The problem is expressed as a multi-agent asynchronous semi-Markov decision process, a framework for sequential decision making problems with varying-duration decision intervals. Each agent acts by selecting an impulsive thrust direction and magnitude and a passive drift duration. To inspect the RSO, which has a set of inspection points and surface normals, the inspector must be within a minimum inspection range, the instrument must be a minimum angle from the surface normal, and the facet of the RSO must be sufficiently illuminated. The inspectors have total inspection time and fuel allocation constraints for the task, and must not collide with each other or the RSO. Depending on the motion and geometry of the RSO, complete illuminated inspection may not be possible. This scenario is modelled in the high-fidelity spacecraft decision making problem framework BSK-RL, yielding a realistic simulation environment for the task.
Given the asynchronous semi-MDP, a closed-loop policy can be found using state-of-the-art deep reinforcement learning algorithms, modified to properly account for variable interval decisions and asynchronous decisions. The algorithm learns a policy for each agent, or a single meta-policy for all agents, that optimizes for the long-term collection of rewards: in this case, positive rewards for inspection and negative rewards for fuel usage a safety violations. Using RL for this problem yields distinct advantages: since the agent(s) respond to the current state of the environment, sources of external information or uncertainty are implicitly accounted: for example, an external algorithm that determines some parts of the RSO were not sufficiently inspected would be able to reflag those regions as uninspected, and the policy would respond accordingly. Likewise, if the RSO performed an attitude or orbital maneuver during the inspection task, the policy would select actions based on the new state.
To ensure safety of a RL-based policy, a shield can be introduced to the system.
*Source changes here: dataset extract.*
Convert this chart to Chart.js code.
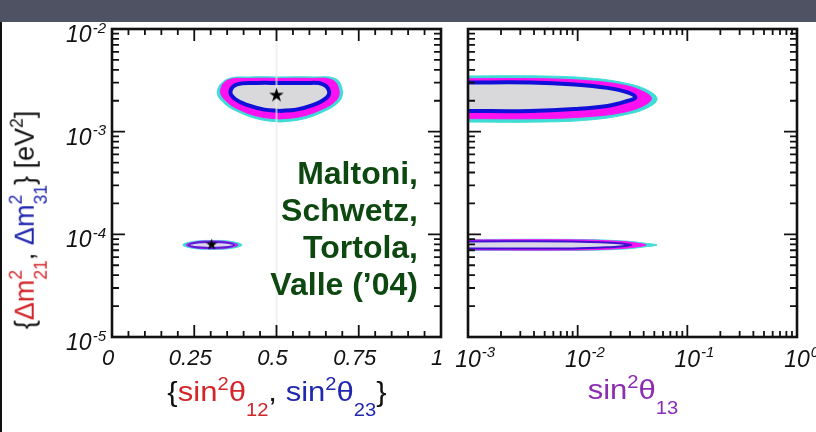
<!DOCTYPE html>
<html>
<head>
<meta charset="utf-8">
<script src="https://cdn.jsdelivr.net/npm/chart.js@4"></script>
<style>
html, body { margin: 0; padding: 0; background: #fff; }
#wrap { position: relative; width: 816px; height: 432px; overflow: hidden; background: #fff; }
#bar { position: absolute; left: 0; top: 0; width: 816px; height: 22px; background: #4f5262; }
#edge { position: absolute; left: 0; top: 22px; width: 2px; height: 410px; background: #111; }
canvas { position: absolute; left: 0; top: 0; }
.t { position: absolute; font-family: "Liberation Sans", Arial, sans-serif; white-space: nowrap; font-size: 27px; line-height: 27px; color: #111; }
.t sup, .t sub { font-size: .65em; line-height: 0; }
.t sup { vertical-align: 11px; }
.t sub { vertical-align: -15px; }
.xt { width: 400px; text-align: center; transform: scaleX(1.15); }
.red { color: #d3262b; }
.blue { color: #2128b0; }
.pur { color: #8c2cb3; }
.st { position: relative; display: inline-block; font-size: .65em; line-height: 1; vertical-align: -13px; }
.st .su { position: absolute; left: 0; top: -25px; }
#yt { left: 31px; top: 220px; transform: translate(-50%, -50%) rotate(-90deg); }
#names { position: absolute; right: 398px; top: 155px; text-align: right; font: bold 32px/37px "Liberation Sans", Arial, sans-serif; color: #0e4811; }
</style>
</head>
<body>
<div id="wrap">
  <div id="bar"></div>
  <div id="edge"></div>
  <canvas id="c1" width="816" height="432"></canvas>
  <canvas id="c2" width="816" height="432"></canvas>
  <div class="t" id="yt">{<span class="red">Δm<span class="st"><span class="su">2</span>21</span></span>, <span class="blue">Δm<span class="st"><span class="su">2</span>31</span></span>} [eV<sup>2</sup>]</div>
  <div class="t xt" style="left:77px;top:379px">{<span class="red">sin<sup>2</sup>θ<sub>12</sub></span>, <span class="blue">sin<sup>2</sup>θ<sub>23</sub></span>}</div>
  <div class="t xt pur" style="left:433px;top:377px">sin<sup>2</sup>θ<sub>13</sub></div>
  <div id="names">Maltoni,<br>Schwetz,<br>Tortola,<br>Valle (’04)</div>
</div>
<script>
// axes
const thetaMajor = [0, 0.25, 0.5, 0.75, 1];
const thetaLabels = ['0', '0.25', '0.5', '0.75', '1'];
const thetaMinor = [0.05, 0.1, 0.15, 0.2, 0.3, 0.35, 0.4, 0.45, 0.55, 0.6, 0.65, 0.7, 0.8, 0.85, 0.9, 0.95];
const massDecades = [1e-5, 1e-4, 1e-3, 1e-2];
const massExp = ['-5', '-4', '-3', '-2'];
const s13Decades = [1e-3, 1e-2, 1e-1, 1];
const s13Exp = ['-3', '-2', '-1', '0'];
const logMantissas = [2, 3, 4, 5, 6, 7, 8, 9];

// best fit points
const atmBest = [[0.5, 2.23e-3]];
const solBest = [[0.303, 7.9e-5]];

// sin^2 theta23 vs dm2_31 : 99%, 95%, 90% contours
const atmCyan = [[0.51,1.24e-3],[0.573,1.31e-3],[0.634,1.52e-3],[0.69,1.96e-3],[0.70,2.52e-3],[0.68,3.27e-3],[0.61,3.41e-3],[0.51,3.41e-3],[0.42,3.41e-3],[0.35,3.24e-3],[0.32,2.47e-3],[0.34,1.90e-3],[0.391,1.52e-3],[0.451,1.31e-3],[0.51,1.24e-3]];
const atmMagenta = [[0.51,1.33e-3],[0.568,1.39e-3],[0.626,1.59e-3],[0.68,2.0e-3],[0.69,2.51e-3],[0.67,3.18e-3],[0.60,3.30e-3],[0.51,3.30e-3],[0.42,3.30e-3],[0.35,3.15e-3],[0.33,2.46e-3],[0.35,1.95e-3],[0.396,1.59e-3],[0.453,1.39e-3],[0.51,1.33e-3]];
const atmInner = [[0.51,1.59e-3],[0.56,1.64e-3],[0.608,1.80e-3],[0.65,2.11e-3],[0.66,2.47e-3],[0.64,2.91e-3],[0.59,2.98e-3],[0.51,2.98e-3],[0.44,2.98e-3],[0.38,2.89e-3],[0.36,2.44e-3],[0.375,2.07e-3],[0.415,1.80e-3],[0.463,1.64e-3],[0.51,1.59e-3]];

// sin^2 theta12 vs dm2_21
const solCyan = [[0.305,7.13e-5],[0.36,7.27e-5],[0.395,7.88e-5],[0.36,8.55e-5],[0.305,8.72e-5],[0.25,8.55e-5],[0.215,7.88e-5],[0.25,7.27e-5],[0.305,7.13e-5]];
const solMagenta = [[0.304,7.21e-5],[0.35,7.34e-5],[0.383,7.88e-5],[0.35,8.47e-5],[0.304,8.62e-5],[0.257,8.47e-5],[0.225,7.88e-5],[0.257,7.34e-5],[0.304,7.21e-5]];
const solInner = [[0.302,7.37e-5],[0.343,7.47e-5],[0.371,7.88e-5],[0.343,8.32e-5],[0.302,8.43e-5],[0.261,8.32e-5],[0.234,7.88e-5],[0.261,7.47e-5],[0.302,7.37e-5]];

// sin^2 theta13 vs dm2_31
const t13AtmCyan = [[7e-4,3.49e-3],[1e-3,3.49e-3],[4.5e-3,3.49e-3],[1.28e-2,3.33e-3],[2.7e-2,2.98e-3],[4.3e-2,2.55e-3],[5.3e-2,2.08e-3],[4.3e-2,1.70e-3],[2.7e-2,1.46e-3],[1.28e-2,1.30e-3],[4.5e-3,1.24e-3],[1e-3,1.24e-3],[7e-4,1.24e-3],[7e-4,3.49e-3]];
const t13AtmMagenta = [[7e-4,3.28e-3],[1e-3,3.28e-3],[4.5e-3,3.28e-3],[1.23e-2,3.14e-3],[2.5e-2,2.87e-3],[3.9e-2,2.48e-3],[4.7e-2,2.10e-3],[3.9e-2,1.77e-3],[2.5e-2,1.53e-3],[1.23e-2,1.40e-3],[4.5e-3,1.34e-3],[1e-3,1.34e-3],[7e-4,1.34e-3],[7e-4,3.28e-3]];
const t13AtmInner = [[7e-4,3.01e-3],[1e-3,3.01e-3],[3.7e-3,3.01e-3],[9.4e-3,2.88e-3],[1.87e-2,2.67e-3],[2.85e-2,2.41e-3],[3.37e-2,2.15e-3],[2.85e-2,1.99e-3],[1.87e-2,1.78e-3],[9.4e-3,1.66e-3],[3.7e-3,1.59e-3],[1e-3,1.59e-3],[7e-4,1.59e-3],[7e-4,3.01e-3]];

// sin^2 theta13 vs dm2_21
const t13SolCyan = [[7e-4,8.92e-5],[1e-3,8.92e-5],[1e-2,8.92e-5],[2.7e-2,8.6e-5],[4.1e-2,8.2e-5],[5.3e-2,7.88e-5],[4.1e-2,7.55e-5],[2.7e-2,7.2e-5],[1e-2,6.97e-5],[1e-3,6.97e-5],[7e-4,6.97e-5],[7e-4,8.92e-5]];
const t13SolMagenta = [[7e-4,8.82e-5],[1e-3,8.82e-5],[1e-2,8.82e-5],[2.6e-2,8.5e-5],[3.6e-2,8.15e-5],[4.2e-2,7.88e-5],[3.6e-2,7.6e-5],[2.6e-2,7.3e-5],[1e-2,7.05e-5],[1e-3,7.05e-5],[7e-4,7.05e-5],[7e-4,8.82e-5]];
const t13SolInner = [[7e-4,8.53e-5],[1e-3,8.53e-5],[9e-3,8.53e-5],[2.0e-2,8.3e-5],[2.7e-2,8.05e-5],[3.1e-2,7.88e-5],[2.7e-2,7.7e-5],[2.0e-2,7.5e-5],[9e-3,7.29e-5],[1e-3,7.29e-5],[7e-4,7.29e-5],[7e-4,8.53e-5]];

const CYAN = '#3fdcd6', MAGENTA = '#ff10f0', BLUE = '#1010d8', GREY = '#d9d9db';
const FONT = '"Liberation Sans", Arial, sans-serif';

const minorOf = decades => decades.slice(0, -1).flatMap(d => logMantissas.map(m => m * d));
const pts = arr => arr.map(([x, y]) => ({x, y}));

function region(data, color, order, border, bw) {
  return {
    data: pts(data), showLine: true, fill: 'shape',
    backgroundColor: color, borderColor: border || color, borderWidth: bw || 1,
    pointRadius: 0, tension: 0.4, order, clip: 0
  };
}

function starIcon(size) {
  const c = document.createElement('canvas');
  c.width = c.height = size;
  const g = c.getContext('2d');
  g.fillStyle = '#000';
  g.font = size + 'px "DejaVu Sans"';
  g.textAlign = 'center';
  g.textBaseline = 'middle';
  g.fillText('★', size / 2, size / 2 + 1);
  return c;
}

function axesFrame(o) {
  return {
    id: 'axesFrame',
    afterDatasetsDraw(chart) {
      const {ctx, chartArea: a, scales} = chart;
      const sx = scales.x, sy = scales.y;
      ctx.save();
      ctx.strokeStyle = '#111';
      ctx.lineWidth = 1.8;
      ctx.beginPath();
      const xt = (vals, len) => vals.forEach(v => {
        const p = sx.getPixelForValue(v);
        ctx.moveTo(p, a.bottom); ctx.lineTo(p, a.bottom - len);
        ctx.moveTo(p, a.top); ctx.lineTo(p, a.top + len);
      });
      const yt = (vals, len) => vals.forEach(v => {
        const p = sy.getPixelForValue(v);
        ctx.moveTo(a.left, p); ctx.lineTo(a.left + len, p);
        ctx.moveTo(a.right, p); ctx.lineTo(a.right - len, p);
      });
      xt(o.xMinor, 6); xt(o.xMajor, 12);
      yt(o.yMinor, 7); yt(o.yMajor, 13);
      ctx.stroke();
      ctx.lineWidth = 2.6;
      ctx.strokeRect(a.left, a.top, a.right - a.left, a.bottom - a.top);

      ctx.fillStyle = '#111';
      ctx.textBaseline = 'alphabetic';
      if (o.xText) {
        ctx.font = 'italic 22px ' + FONT;
        ctx.textAlign = 'center';
        o.xMajor.forEach((v, i) => ctx.fillText(o.xText[i], sx.getPixelForValue(v) - 4, a.bottom + 28));
      }
      if (o.xExp) {
        o.xMajor.forEach((v, i) => {
          const p = sx.getPixelForValue(v);
          ctx.font = 'italic 23px ' + FONT;
          ctx.textAlign = 'center';
          const w = ctx.measureText('10').width;
          ctx.fillText('10', p, a.bottom + 30);
          ctx.font = 'italic 15px ' + FONT;
          ctx.textAlign = 'left';
          ctx.fillText(o.xExp[i], p + w / 2 + 1, a.bottom + 20);
        });
      }
      if (o.yExp) {
        o.yMajor.forEach((v, i) => {
          const p = sy.getPixelForValue(v);
          const r = a.left - 6;
          ctx.font = 'italic 15px ' + FONT;
          ctx.textAlign = 'right';
          const ew = ctx.measureText(o.yExp[i]).width;
          ctx.fillText(o.yExp[i], r, p + 3.5);
          ctx.font = 'italic 23px ' + FONT;
          ctx.fillText('10', r - ew - 1, p + 13);
        });
      }
      ctx.restore();
    }
  };
}

function makeChart(id, padding, xScale, datasets, frame) {
  return new Chart(document.getElementById(id), {
    type: 'scatter',
    data: {datasets},
    options: {
      responsive: false,
      animation: false,
      events: [],
      layout: {padding},
      plugins: {legend: {display: false}, tooltip: {enabled: false}},
      scales: {
        x: Object.assign({display: false}, xScale),
        y: {type: 'logarithmic', min: 1e-5, max: 1e-2, display: false}
      }
    },
    plugins: [axesFrame(frame)]
  });
}

makeChart('c1', {left: 112, right: 375, top: 29, bottom: 95},
  {type: 'linear', min: 0, max: 1},
  [
    {data: pts(atmBest), pointStyle: starIcon(19), pointRadius: 9, order: 0},
    {data: pts(solBest), pointStyle: starIcon(15), pointRadius: 7, order: 0},
    {data: pts([[0.5, 1e-5], [0.5, 1e-2]]), showLine: true, borderColor: 'rgba(236,236,236,0.7)', borderWidth: 2, pointRadius: 0, order: 1},
    region(atmInner, GREY, 2, BLUE, 4),
    region(atmMagenta, MAGENTA, 3),
    region(atmCyan, CYAN, 4),
    region(solInner, '#ddd6ea', 2, '#5a1ad8', 2),
    region(solMagenta, '#b02ff0', 3),
    region(solCyan, CYAN, 4)
  ],
  {xMajor: thetaMajor, xMinor: thetaMinor, xText: thetaLabels,
   yMajor: massDecades, yMinor: minorOf(massDecades), yExp: massExp});

makeChart('c2', {left: 468, right: 19, top: 29, bottom: 95},
  {type: 'logarithmic', min: 1e-3, max: 1},
  [
    region(t13AtmInner, GREY, 2, BLUE, 4),
    region(t13AtmMagenta, MAGENTA, 3),
    region(t13AtmCyan, CYAN, 4),
    region(t13SolInner, '#dcd8e6', 2, '#3a14d0', 2),
    region(t13SolMagenta, MAGENTA, 3),
    region(t13SolCyan, CYAN, 4)
  ],
  {xMajor: s13Decades, xMinor: minorOf(s13Decades), xExp: s13Exp,
   yMajor: massDecades, yMinor: minorOf(massDecades)});
</script>
</body>
</html>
In general, shields offer a probabilistic or analytical guarantee of safety by disallowing actions that could lead to unsafe states and offering alternative actions that guarantee remaining in the safe domain. In the multi-agent inspection problem, the primary safety concern is collision between agents and the RSO. Analytical equations of relative motion for circular and eccentric orbits can be used to pose an optimization-based shield that minimizes the deviation from the policy’s desired action while guaranteeing that a minimum keepout distance from the other agents and the RSO is maintained, and that the long-term passive trajectory is likewise safe (either periodic or dominated by a secularly increasing term). Since agents are making decision asynchronously, the challenges of multi-agent path-planning are avoided within the shield, as actions are safe relative to the current passive trajectories of all other objects.
Three primary results are shown, investigating the performance and flexibility of the resulting policies. First, the Pareto front between inspection time and fuel is examined, showing a limited trade space between speed of inspection and fuel efficiency. Second, the impact of the shield on the policy’s performance is examined: despite the strong guarantees that it provides even in domains with many potential collisions, its impacts are relatively minimal and the safety guarantees are shown to hold in practice. Third, the use of single-agent-trained policies in a multi-agent setting are compared to a per-agent policy trained in a multi-agent setting. It is shown that the increased coordination of the multi-agent policies improves the diversity of trajectories taken in the distributed system, though in the cases considered, a single agent is sufficient to effectively complete the task. As a whole, the results present a safe and efficient method for autonomous multi-agent inspection of space objects.
Date of Conference: September 16-19, 2025
Track: Machine Learning for SDA Applications